PUBLISHED : Monday, 24 June, 2013, 2:58pm
UPDATED : Monday, 24 June, 2013, 4:26pm

Hong Kong shares dived on Monday, rocked by steep losses in mainland markets with Chinese financials hammered on fears that the central bank would keep money tight and economic growth could slow sharply.

The Hang Seng Index, dropping for a fourth straight day, ended down 2.2 per cent at 19,814 points. The China Enterprises Index of the top Chinese listings in Hong Kong sank 3.2 per cent to its lowest since October 2011.

The CSI300 of the leading Shanghai and Shenzhen A-share listings ended down 6.3 per cent at 2,171.2 points. The Shanghai Composite Index dived 5.3 per cent. For both, Monday was the biggest daily loss since August 31, 2009.

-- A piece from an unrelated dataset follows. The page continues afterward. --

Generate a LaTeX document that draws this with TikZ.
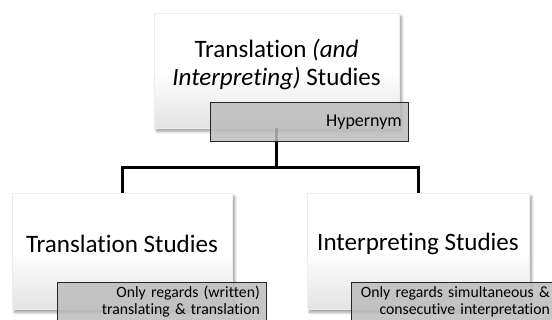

Losses on Monday took benchmark indexes below key chart supports, pointing to further weakness. The H-share index closed below technical support at September lows at about 8,990, a level that was also firm support in October 2011.

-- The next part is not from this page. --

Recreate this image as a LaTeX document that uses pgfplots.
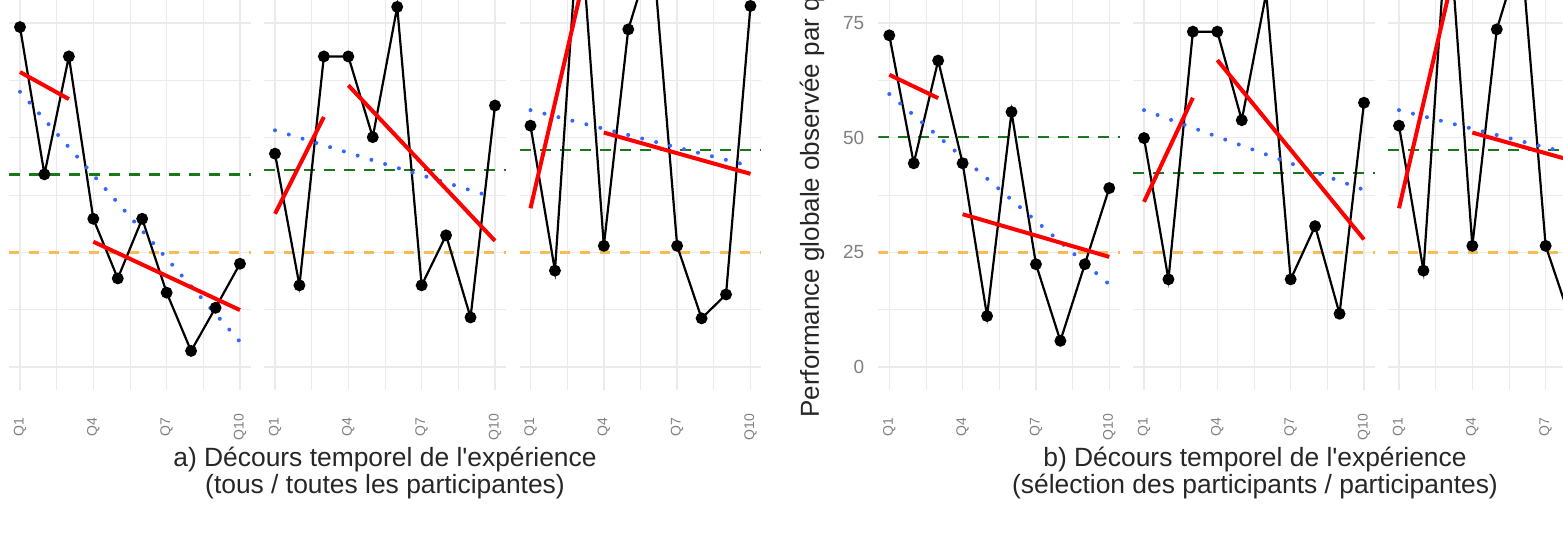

Among the biggest losers were smaller Chinese banks seen as more reliant on short-term interbank funding. China Minsheng Bank plunged 8 per cent, its worst day since October 2011. Industrial and Commercial Bank of China fared the worst among the “Big Four”, sliding 3 per cent.

Warren Buffett-backed Chinese automaker BYD plunged 11 per cent after CLSA analysts repeated their sell call. They see its share price down 80 per cent from Monday’s close, believing its new F3 sedan has been launched too late.